Line by line, repeat the data below exactly, beginning at the first line and ending at the line with "import plotly.graph_objects as go". Omit pictures.
****************
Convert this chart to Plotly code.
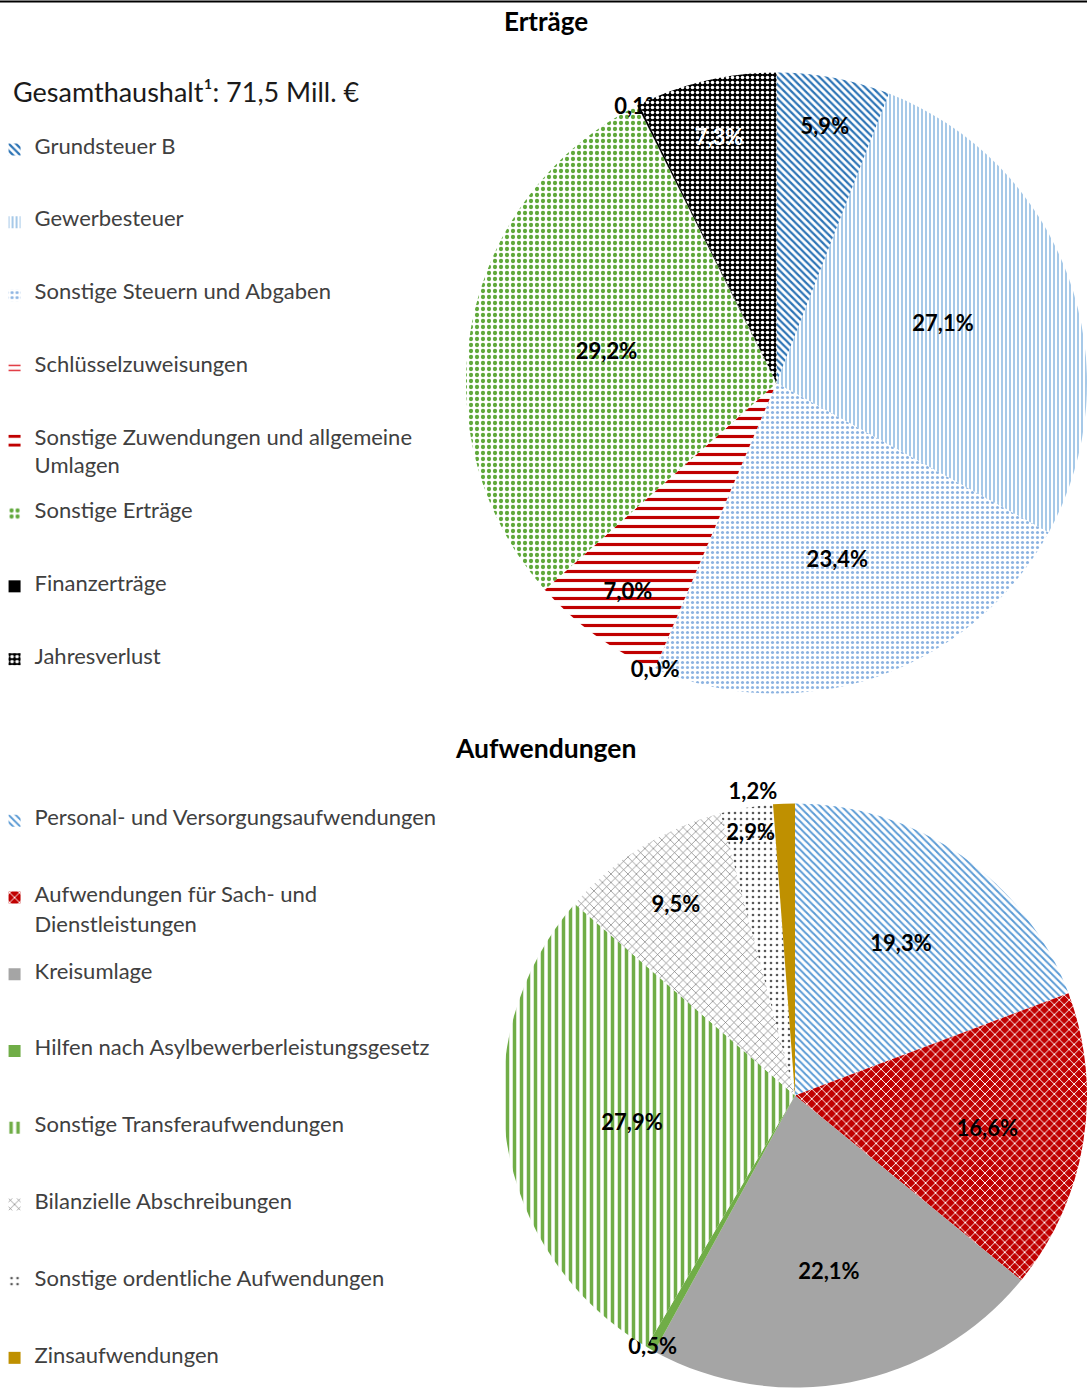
import plotly.graph_objects as go

# --- data -------------------------------------------------------------------
ertraege_labels = [
    "Grundsteuer B",
    "Gewerbesteuer",
    "Sonstige Steuern und Abgaben",
    "Schlüsselzuweisungen",
    "Sonstige Zuwendungen und allgemeine|Umlagen",
    "Sonstige Erträge",
    "Finanzerträge",
    "Jahresverlust",
]
# Schlüsselzuweisungen is shown as "0,0%" -> a tiny share, estimated
ertraege_values = [5.9, 27.1, 23.4, 0.02, 7.0, 29.2, 0.1, 7.3]

aufw_labels = [
    "Personal- und Versorgungsaufwendungen",
    "Aufwendungen für Sach- und|Dienstleistungen",
    "Kreisumlage",
    "Hilfen nach Asylbewerberleistungsgesetz",
    "Sonstige Transferaufwendungen",
    "Bilanzielle Abschreibungen",
    "Sonstige ordentliche Aufwendungen",
    "Zinsaufwendungen",
]
aufw_values = [19.3, 16.6, 22.1, 0.5, 27.9, 9.5, 2.9, 1.2]

gesamt_title = "Gesamthaushalt¹: 71,5 Mill. €"

FONT = "Lato"
TXT = "#404040"
W, H = 1087, 1389


def legend_labels(names, size):
    # every legend row is 5 small "lines" tall; label text sits on line 1 (and 3)
    out = []
    for i, name in enumerate(names):
        parts = name.split("|")
        span = lambda s: f"<span style='font-size:{size}px'>{s}</span>"
        last = i == len(names) - 1
        if len(parts) == 1:
            out.append(span(parts[0]) + ("" if last else "<br><br><br><br> "))
        else:
            out.append(span(parts[0]) + "<br><br>" + span(parts[1]) + ("" if last else "<br><br> "))
    return out


def pattern(p):
    return dict(shape=[d["shape"] for d in p], fgcolor=[d["fg"] for d in p],
                bgcolor=[d["bg"] for d in p], size=[d.get("size", 6) for d in p],
                solidity=[d.get("sol", 0.3) for d in p], fillmode="replace")


top_pattern = [
    dict(shape="\\", fg="#2e75b6", bg="white", size=5, sol=0.45),
    dict(shape="|", fg="#9dc3e6", bg="white", size=4, sol=0.45),
    dict(shape=".", fg="#8db4e2", bg="white", size=5, sol=0.3),
    dict(shape="-", fg="#e0303a", bg="white", size=5, sol=0.3),
    dict(shape="-", fg="#c00000", bg="white", size=9, sol=0.35),
    dict(shape=".", fg="#5fa83a", bg="white", size=6, sol=0.4),
    dict(shape="", fg="black", bg="black"),
    dict(shape=".", fg="white", bg="black", size=5, sol=0.4),
]
top_colors = ["#2e75b6", "#9dc3e6", "#9dc3e6", "#e0303a", "#c00000", "#70ad47", "black", "black"]
top_text_colors = ["black"] * 6 + ["black", "white"]

bot_pattern = [
    dict(shape="\\", fg="#5b9bd5", bg="white", size=5, sol=0.4),
    dict(shape="x", fg="white", bg="#c00000", size=7, sol=0.25),
    dict(shape="", fg="#a5a5a5", bg="#a5a5a5"),
    dict(shape="", fg="#70ad47", bg="#70ad47"),
    dict(shape="|", fg="#70ad47", bg="white", size=7, sol=0.5),
    dict(shape="x", fg="#6f6f6f", bg="white", size=6, sol=0.2),
    dict(shape=".", fg="#595959", bg="white", size=6, sol=0.15),
    dict(shape="", fg="#bf9000", bg="#bf9000"),
]
bot_colors = ["#5b9bd5", "#c00000", "#a5a5a5", "#70ad47", "#70ad47", "#6f6f6f", "#595959", "#bf9000"]
bot_textpos = ["inside"] * 7 + ["outside"]

fig = go.Figure()

fig.add_trace(go.Pie(
    labels=legend_labels(ertraege_labels, 22), values=ertraege_values,
    sort=False, direction="clockwise", rotation=0,
    marker=dict(colors=top_colors, pattern=pattern(top_pattern), line=dict(width=0)),
    texttemplate="%{value:.1f}%", textposition="inside", insidetextorientation="horizontal",
    textfont=dict(family=FONT, size=22, color=top_text_colors, weight="bold"),
    domain=dict(x=[466 / W, 1.0], y=[1 - 694 / H, 1 - 72 / H]),
    legend="legend", hoverinfo="percent",
))

fig.add_trace(go.Pie(
    labels=legend_labels(aufw_labels, 22), values=aufw_values,
    sort=False, direction="clockwise", rotation=0,
    marker=dict(colors=bot_colors, pattern=pattern(bot_pattern), line=dict(width=0)),
    texttemplate="%{value:.1f}%", textposition=bot_textpos, insidetextorientation="horizontal",
    textfont=dict(family=FONT, size=22, color="black", weight="bold"),
    domain=dict(x=[503 / W, 1.0], y=[0.0, 1 - 802 / H]),
    legend="legend2", hoverinfo="percent",
))

fig.update_layout(
    width=W, height=H, margin=dict(l=0, r=0, t=0, b=0, autoexpand=False),
    paper_bgcolor="white", plot_bgcolor="white",
    separators=",.",
    font=dict(family=FONT, color=TXT),
    uniformtext=dict(minsize=22, mode="show"),
    legend=dict(x=-0.005, y=1 - 136 / H, xanchor="left", yanchor="top", valign="top",
                font=dict(family=FONT, size=10.74, color=TXT),
                itemclick=False, bgcolor="rgba(0,0,0,0)"),
    legend2=dict(x=-0.005, y=1 - 807 / H, xanchor="left", yanchor="top", valign="top",
                 font=dict(family=FONT, size=11.34, color=TXT),
                 itemclick=False, bgcolor="rgba(0,0,0,0)"),
    shapes=[dict(type="line", xref="paper", yref="paper", x0=0, x1=1, y0=1 - 1.5 / H, y1=1 - 1.5 / H,
                 line=dict(color="black", width=2))],
    annotations=[
        dict(text="<b>Erträge</b>", x=0.502, y=1 - 21 / H, xref="paper", yref="paper",
             yanchor="middle", showarrow=False, font=dict(family=FONT, size=26, color="black")),
        dict(text="<b>Aufwendungen</b>", x=0.502, y=1 - 748 / H, xref="paper", yref="paper",
             yanchor="middle", showarrow=False, font=dict(family=FONT, size=26.5, color="black")),
        dict(text=gesamt_title, x=11 / W, y=1 - 92 / H, xref="paper", yref="paper",
             xanchor="left", yanchor="middle", showarrow=False,
             font=dict(family=FONT, size=27, color="#1a1a1a")),
    ],
)

# the page body has an 8px default margin; drop it so the figure fills the window
fig.write_html("out.html", config={"displayModeBar": False},
               post_script="document.body.style.margin='0';")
****************
Response to the exercise »
Convert this chart to Plotly code.
import plotly.graph_objects as go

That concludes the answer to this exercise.